Apple and Disney’s video launches will highlight the limitations in U.S. mobile Video Experience

Posted on March 25, 2019 by Kevin Fitchard

Apple is expected to launch its own video streaming service soon, showing just how important video has become to nearly every facet of the tech and media industries. And since this is Apple, we expect any new service to have a prominent place on iPhones and possibly on Android devices as well. Disney will join Apple in the video streaming world, putting its own high-profile family-centric content on a new service called Disney+ later this year. But supporting video on mobile devices raises an interesting question in the U.S. Would any mobile-centric video service Apple or Disney launches suffer from the limitations we've seen in U.S. mobile Video Experience?

In our recent State of Mobile Video and U.S. Mobile Network Experience reports, we found that the U.S. and its individual operators all garnered Fair ratings in our Video Experience metric. Fair means that video streamed to a device over a mobile connection generally demonstrates slow loading times and frequent interruptions in playback, especially at higher resolutions.
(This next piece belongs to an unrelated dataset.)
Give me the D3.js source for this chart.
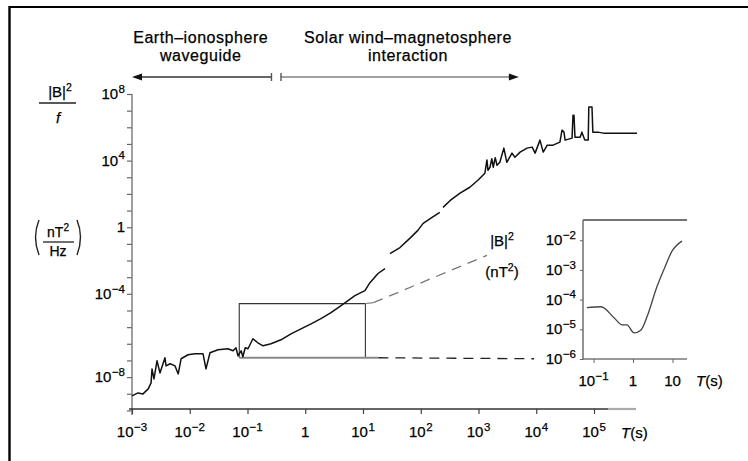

Delving further into our measurements that make up that metric, though, we're able to quantify the characteristics that produce that level of mobile video quality in the U.S., specifically on 4G networks.

First, let's start with 4G Video Load Time, which is the average time in seconds users have to wait for a requested video to begin playing over a 4G connection. We found that Verizon had the best score in this metric with an average wait of 4.4 seconds, with T-Mobile close behind with a Video Load Time score of 4.8 seconds. Sprint fell to the bottom of our rankings with a Video Load Time of 5.6 seconds.

While 4-6 seconds is a noticeable amount of time to wait for a video to start playing, even this apparently small delay will become frustrating as users watch multiple videos. The longer the delay, the greater the risk a user will give up and click on something else instead. According to an Akamai study, any delay longer than 2 seconds risks user abandonment.

No matter how sophisticated a network or optimized a data service, we expect to see some lag before a streamed video begins rendering over a mobile connection. To put that in perspective, in Singapore — which is one of the highest rated countries in the world in Video Experience — all three operators had Video Load Times of under 3 seconds, according to our recent analysis.

Video Stalling Occurrence measures the percentage of users that experience any kind of interruption during video playback, whether it's due to buffering or stuttering in playback caused by a weak connection. A significant proportion of U.S. consumers experience interruptions in their mobile video, according to our analysis. Verizon scored best in this metric with a Video Stalling Occurrence of 16.9%. Sprint was hot on Verizon's heels with a score of 18.6%, while both T-Mobile and AT&T had scores above 25% in our measurements.

So what's causing this high rate of interruptions in U.S. mobile video? We can chalk it up primarily to the restrictions that most U.S operators place on video resolution. As operators limit the bandwidth available to a video stream this can make interruptions more likely for a few reasons. If the video bitrate goes over the available bandwidth the video will potentially stall and be downgraded to a lower resolution. Even in the case where the available bandwidth is enough to support the video bitrate, the margin between the two could be too tight to give the video enough time to build up what's called a buffer. The buffer is effectively an insurance policy which allows the video to continue to play even when there is a momentary interruption in the network connection. Without a sufficient buffer the video is more likely to stall unless the network connection is extremely consistent.

This also explains why Sprint garnered a much higher score than most of its competitors in Video Stalling Occurrence. Sprint only recently introduced restrictions on video resolution on its unlimited plans, so many users on Sprint's network won’t be encountering the same bandwidth barriers to an uninterrupted video stream (although this could change as more consumers sign up for Sprint's new unlimited plans). It's also worth calling out Verizon here as it managed to maintain a superior Video Stalling Occurence to its peers in our measurements, even though it places bandwidth restrictions on video consumed over its unlimited plans. But, as nearly 17% of Verizon's users experienced some kind of interruption in our video tests, its video stalling score was still quite high.

More tech industry players like Apple and Disney are jumping on the video streaming bandwagon and they're increasingly targeting these services at mobile users. But they'll have to contend with the fact that the mobile experience for streamed video isn't optimal in the U.S. Or perhaps Apple and Disney will need to apply their own restrictions on video streamed over mobile connections in the U.S. to ensure their customers receive a good Video Experience over today's networks.

Luckily tomorrow's networks are on their way. The operators launching new high-powered 5G networks aim to resolve many of the issues mobile video currently faces in the U.S. Lower latency connections on 5G will help improve Video Load Times. Meanwhile, 5G's greatly expanded capacity will not only make connection speeds — and therefore video playback — more consistent, but might even give operators the necessary headroom to ease existing restrictions on video resolution.